这个提议让我既兴奋又忐忑。我开始暗中打听她的情况,通过当年的老同学得知,她确实身患重病,而且家产似乎在前夫去世后就所剩无几。虽然儿子的警告不时在耳边回响,但看着顾雅芝楚楚可怜的样子,想到我们曾经的感情,我还是决定相信这份迟来的爱情。
"雅芝,我们一起面对。"我握着她的手说,"我这里还有些积蓄,你先用着。等你身体好些了,我们再商量以后的事。"

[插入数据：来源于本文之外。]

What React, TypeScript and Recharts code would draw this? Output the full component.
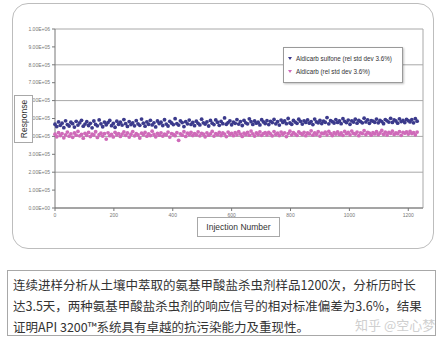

接下来的两个月里,我陆续给了她15万元。这些钱是我这些年做家教的积蓄,本想留着给孙子将来上学用。顾雅芝说要用这些钱支付医疗费用和日常开销,我也没多问。毕竟在我心里,帮助曾经深爱过的人,是一件理所当然的事。
可渐渐地,我发现一些蹊跷:她总是避免让我去医院看她,说不想让我太操心,怕我担心。问起检查报告,也总是含糊其辞,说放在家里找不到了。更让我困惑的是,她开始频繁出差,说是去外地看专家,可电话常常打不通,消息也经常不回。
就在我疑虑重重时,一位自称是顾雅芝妹妹的女士找到了我。她约我在一家咖啡馆见面,我刚坐下,就被她的话惊得手中的咖啡杯差点掉在地上。